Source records
-.-.-

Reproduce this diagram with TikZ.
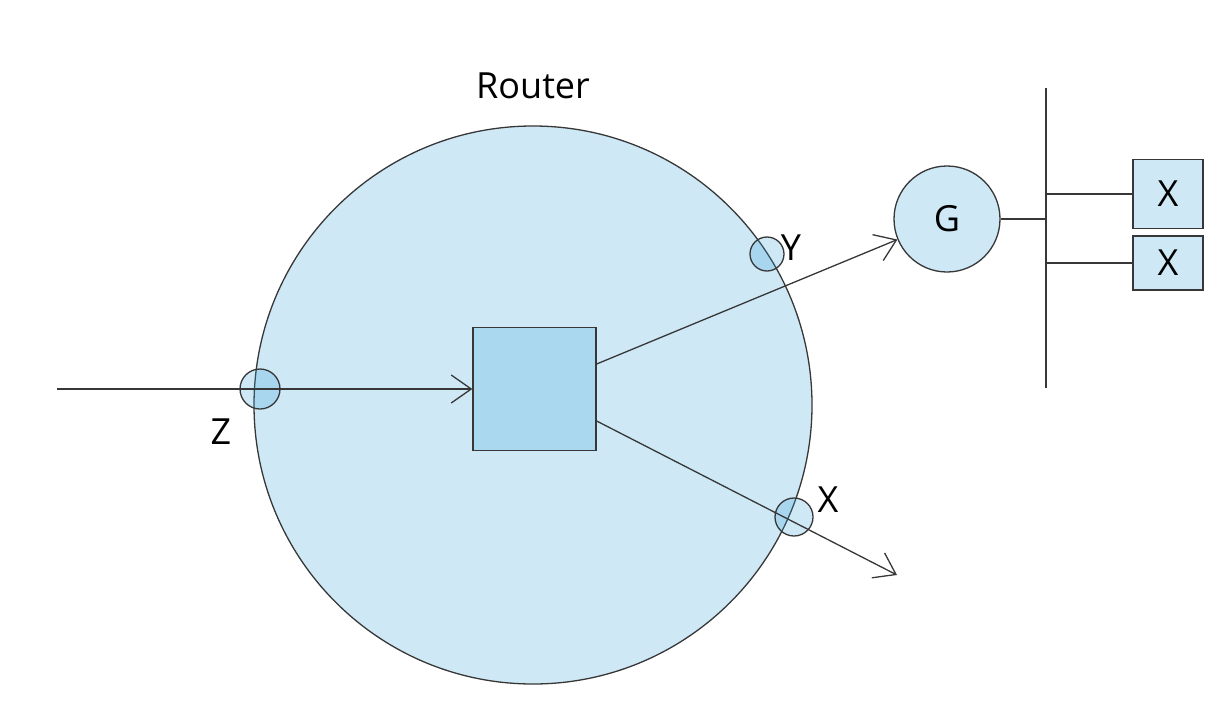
\documentclass[tikz,border=0pt]{standalone}
\usepackage{fontspec}
\setmainfont{Open Sans}
\usetikzlibrary{arrows.meta,calc}
\definecolor{routerfill}{RGB}{206,232,246}
\definecolor{boxfill}{RGB}{169,216,239}
\definecolor{portfill}{RGB}{55,161,218}
\definecolor{linegray}{RGB}{55,55,55}
\tikzset{
  wire/.style={draw=linegray,line width=1.3pt},
  barb/.style={wire,-{Straight Barb[length=20pt,width=28pt,line width=1.3pt]}},
  port/.style={circle,draw=linegray,line width=1.3pt,fill=portfill,fill opacity=0.245,text opacity=1,inner sep=0pt},
  lbl/.style={font=\fontsize{36}{40}\selectfont,inner sep=0pt}
}
\begin{document}
\begin{tikzpicture}[x=1pt,y=-1pt]
				\useasboundingbox (0,0) rectangle (1231,704);
				% router
				\node[circle,draw=linegray,line width=1.3pt,fill=routerfill,minimum size=558pt,inner sep=0pt] (router) at (533,405) {};
				\node[lbl] (routerlbl) at (533,86) {Router};
				\node[draw=linegray,line width=1.3pt,fill=boxfill,minimum size=123pt,inner sep=0pt] (core) at (534.5,389) {};
				% ports
				\node[port,minimum size=40pt] (pz) at (260,389) {};
				\node[port,minimum size=34pt] (py) at (767,254) {};
				\node[port,minimum size=38pt] (px) at (794,517) {};
				\node[lbl] (lz) at (221,432) {Z};
				\node[lbl] (ly) at (791,248) {Y};
				\node[lbl] (lx) at (828,500) {X};
				% gateway and hosts
				\node[circle,draw=linegray,line width=1.3pt,fill=routerfill,minimum size=106pt,inner sep=0pt,lbl] (gw) at (947,219) {G};
				\node[draw=linegray,line width=1.3pt,fill=routerfill,minimum width=70pt,minimum height=69pt,lbl] (h1) at (1168,194) {X};
				\node[draw=linegray,line width=1.3pt,fill=routerfill,minimum width=70pt,minimum height=54pt,lbl] (h2) at (1168,263) {X};
				\coordinate (in) at (57,389);
				\coordinate (out) at (897,575);
				\coordinate (bustop) at (1046,88);
				\coordinate (busbot) at (1046,388);
				% connectors
				\draw[barb] (in) -- (core.west);
				\draw[barb] ([yshift=25pt]core.east) -- (gw);
				\draw[barb] ([yshift=-32pt]core.east) -- (out);
				\draw[wire] (bustop) -- (busbot);
				\draw[wire] (gw.east) -- (gw.east -| bustop);
				\draw[wire] (h1.west -| bustop) -- (h1.west);
				\draw[wire] (h2.west -| bustop) -- (h2.west);
\end{tikzpicture}
\end{document}
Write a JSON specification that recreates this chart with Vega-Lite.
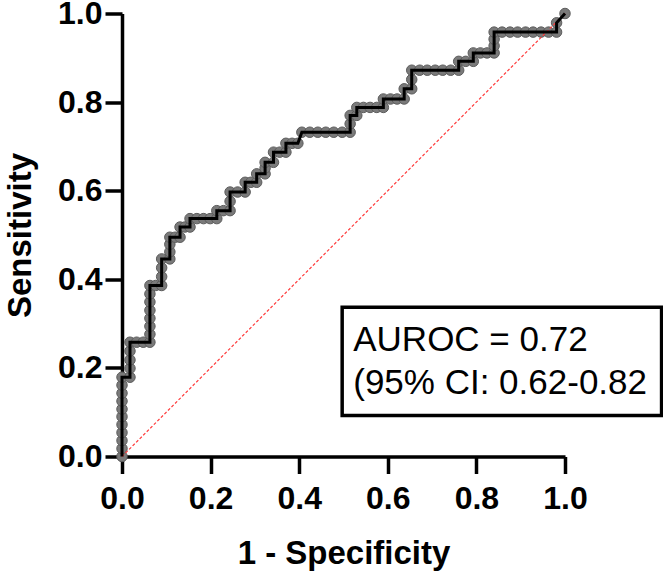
{
  "$schema": "https://vega.github.io/schema/vega-lite/v6.json",
  "width": 443,
  "height": 443,
  "autosize": "none",
  "padding": {"left": 122, "top": 13.5, "right": 98, "bottom": 116.5},
  "background": "white",
  "config": {
    "view": {"stroke": null},
    "axis": {
      "grid": false,
      "labelFlush": false,
      "domainColor": "black",
      "domainWidth": 3.5,
      "tickColor": "black",
      "tickWidth": 3.5,
      "tickSize": 17,
      "labelFont": "Liberation Sans",
      "labelFontWeight": "bold",
      "labelFontSize": 32,
      "labelColor": "black",
      "titleFont": "Liberation Sans",
      "titleFontWeight": "bold",
      "titleFontSize": 33,
      "titleColor": "black"
    }
  },
  "datasets": {
    "roc": [
      {"fpr": 0, "sens": 0}, {"fpr": 0, "sens": 0.018}, {"fpr": 0, "sens": 0.036}, {"fpr": 0, "sens": 0.054},
      {"fpr": 0, "sens": 0.072}, {"fpr": 0, "sens": 0.09}, {"fpr": 0, "sens": 0.107}, {"fpr": 0, "sens": 0.125},
      {"fpr": 0, "sens": 0.143}, {"fpr": 0, "sens": 0.161}, {"fpr": 0, "sens": 0.179},
      {"fpr": 0.018, "sens": 0.179}, {"fpr": 0.018, "sens": 0.199}, {"fpr": 0.018, "sens": 0.218}, {"fpr": 0.018, "sens": 0.238}, {"fpr": 0.018, "sens": 0.258},
      {"fpr": 0.033, "sens": 0.258}, {"fpr": 0.048, "sens": 0.258}, {"fpr": 0.063, "sens": 0.258},
      {"fpr": 0.063, "sens": 0.276}, {"fpr": 0.063, "sens": 0.294}, {"fpr": 0.063, "sens": 0.312}, {"fpr": 0.063, "sens": 0.33},
      {"fpr": 0.063, "sens": 0.349}, {"fpr": 0.063, "sens": 0.367}, {"fpr": 0.063, "sens": 0.386},
      {"fpr": 0.076, "sens": 0.386}, {"fpr": 0.0895, "sens": 0.386},
      {"fpr": 0.0895, "sens": 0.406}, {"fpr": 0.0895, "sens": 0.426}, {"fpr": 0.0895, "sens": 0.446},
      {"fpr": 0.108, "sens": 0.446}, {"fpr": 0.108, "sens": 0.462}, {"fpr": 0.108, "sens": 0.479}, {"fpr": 0.108, "sens": 0.495},
      {"fpr": 0.12, "sens": 0.495}, {"fpr": 0.131, "sens": 0.495}, {"fpr": 0.131, "sens": 0.518},
      {"fpr": 0.142, "sens": 0.518}, {"fpr": 0.1535, "sens": 0.518}, {"fpr": 0.1535, "sens": 0.537},
      {"fpr": 0.169, "sens": 0.537}, {"fpr": 0.184, "sens": 0.537}, {"fpr": 0.199, "sens": 0.537}, {"fpr": 0.214, "sens": 0.537},
      {"fpr": 0.214, "sens": 0.555}, {"fpr": 0.229, "sens": 0.555}, {"fpr": 0.244, "sens": 0.555},
      {"fpr": 0.244, "sens": 0.576}, {"fpr": 0.244, "sens": 0.597},
      {"fpr": 0.261, "sens": 0.597}, {"fpr": 0.278, "sens": 0.597}, {"fpr": 0.278, "sens": 0.619},
      {"fpr": 0.291, "sens": 0.619}, {"fpr": 0.304, "sens": 0.619}, {"fpr": 0.304, "sens": 0.638},
      {"fpr": 0.323, "sens": 0.638}, {"fpr": 0.323, "sens": 0.651}, {"fpr": 0.323, "sens": 0.664},
      {"fpr": 0.342, "sens": 0.664}, {"fpr": 0.342, "sens": 0.687},
      {"fpr": 0.356, "sens": 0.687}, {"fpr": 0.37, "sens": 0.687}, {"fpr": 0.37, "sens": 0.707},
      {"fpr": 0.384, "sens": 0.707}, {"fpr": 0.397, "sens": 0.707}, {"fpr": 0.406, "sens": 0.732},
      {"fpr": 0.424, "sens": 0.732}, {"fpr": 0.442, "sens": 0.732}, {"fpr": 0.46, "sens": 0.732}, {"fpr": 0.478, "sens": 0.732},
      {"fpr": 0.497, "sens": 0.732}, {"fpr": 0.515, "sens": 0.732},
      {"fpr": 0.515, "sens": 0.751}, {"fpr": 0.515, "sens": 0.77}, {"fpr": 0.53, "sens": 0.77}, {"fpr": 0.53, "sens": 0.788},
      {"fpr": 0.545, "sens": 0.788}, {"fpr": 0.56, "sens": 0.788}, {"fpr": 0.575, "sens": 0.788}, {"fpr": 0.59, "sens": 0.788},
      {"fpr": 0.59, "sens": 0.807}, {"fpr": 0.606, "sens": 0.807}, {"fpr": 0.621, "sens": 0.807}, {"fpr": 0.637, "sens": 0.807},
      {"fpr": 0.637, "sens": 0.83}, {"fpr": 0.654, "sens": 0.83}, {"fpr": 0.654, "sens": 0.851}, {"fpr": 0.654, "sens": 0.872},
      {"fpr": 0.672, "sens": 0.872}, {"fpr": 0.689, "sens": 0.872}, {"fpr": 0.707, "sens": 0.872}, {"fpr": 0.724, "sens": 0.872},
      {"fpr": 0.742, "sens": 0.872}, {"fpr": 0.76, "sens": 0.872}, {"fpr": 0.76, "sens": 0.892},
      {"fpr": 0.776, "sens": 0.892}, {"fpr": 0.793, "sens": 0.892}, {"fpr": 0.793, "sens": 0.911},
      {"fpr": 0.809, "sens": 0.911}, {"fpr": 0.824, "sens": 0.911}, {"fpr": 0.84, "sens": 0.911},
      {"fpr": 0.84, "sens": 0.927}, {"fpr": 0.84, "sens": 0.942}, {"fpr": 0.84, "sens": 0.958},
      {"fpr": 0.858, "sens": 0.958}, {"fpr": 0.876, "sens": 0.958}, {"fpr": 0.893, "sens": 0.958}, {"fpr": 0.911, "sens": 0.958},
      {"fpr": 0.928, "sens": 0.958}, {"fpr": 0.946, "sens": 0.958}, {"fpr": 0.963, "sens": 0.958}, {"fpr": 0.981, "sens": 0.958},
      {"fpr": 0.981, "sens": 0.979}, {"fpr": 1.0, "sens": 1.0}
    ]
  },
  "layer": [
    {
      "data": {"name": "roc"},
      "mark": {"type": "point", "shape": "circle", "filled": true, "size": 110, "fill": "#7a7a7a", "opacity": 1, "stroke": "#5c5c5c", "strokeWidth": 1},
      "encoding": {
        "x": {"field": "fpr", "type": "quantitative", "scale": {"domain": [0, 1], "nice": false, "zero": false},
              "axis": {"title": "1 - Specificity", "values": [0, 0.2, 0.4, 0.6, 0.8, 1.0], "format": ".1f", "labelPadding": 10, "titlePadding": 23}},
        "y": {"field": "sens", "type": "quantitative", "scale": {"domain": [0, 1], "nice": false, "zero": false},
              "axis": {"title": "Sensitivity", "values": [0, 0.2, 0.4, 0.6, 0.8, 1.0], "format": ".1f", "labelPadding": 3, "titlePadding": 20}}
      }
    },
    {
      "data": {"values": [{}]},
      "mark": {"type": "rule", "color": "#ff3b3b", "strokeWidth": 1.2, "strokeDash": [3, 2]},
      "encoding": {
        "x": {"datum": 0, "type": "quantitative"},
        "y": {"datum": 0, "type": "quantitative"},
        "x2": {"datum": 1},
        "y2": {"datum": 1}
      }
    },
    {
      "data": {"name": "roc"},
      "mark": {"type": "line", "color": "black", "strokeWidth": 3},
      "encoding": {
        "x": {"field": "fpr", "type": "quantitative"},
        "y": {"field": "sens", "type": "quantitative"},
        "order": {"value": null}
      }
    },
    {
      "data": {"values": [{}]},
      "mark": {"type": "rect", "fill": "white", "stroke": "black", "strokeWidth": 3.5},
      "encoding": {
        "x": {"datum": 0.497, "type": "quantitative"},
        "x2": {"datum": 1.218},
        "y": {"datum": 0.337, "type": "quantitative"},
        "y2": {"datum": 0.0926}
      }
    },
    {
      "data": {"values": [{}]},
      "mark": {"type": "text", "text": "AUROC = 0.72", "font": "Liberation Sans", "fontSize": 35, "color": "black", "align": "left", "baseline": "alphabetic"},
      "encoding": {
        "x": {"datum": 0.522, "type": "quantitative"},
        "y": {"datum": 0.239, "type": "quantitative"}
      }
    },
    {
      "data": {"values": [{}]},
      "mark": {"type": "text", "text": "(95% CI: 0.62-0.82", "font": "Liberation Sans", "fontSize": 35, "color": "black", "align": "left", "baseline": "alphabetic"},
      "encoding": {
        "x": {"datum": 0.522, "type": "quantitative"},
        "y": {"datum": 0.1415, "type": "quantitative"}
      }
    }
  ]
}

-.-.-

Exercise directions — Lines from the records above that hold "this" are the ones to list.

Task answer —
Reproduce this diagram with TikZ.
Write a JSON specification that recreates this chart with Vega-Lite.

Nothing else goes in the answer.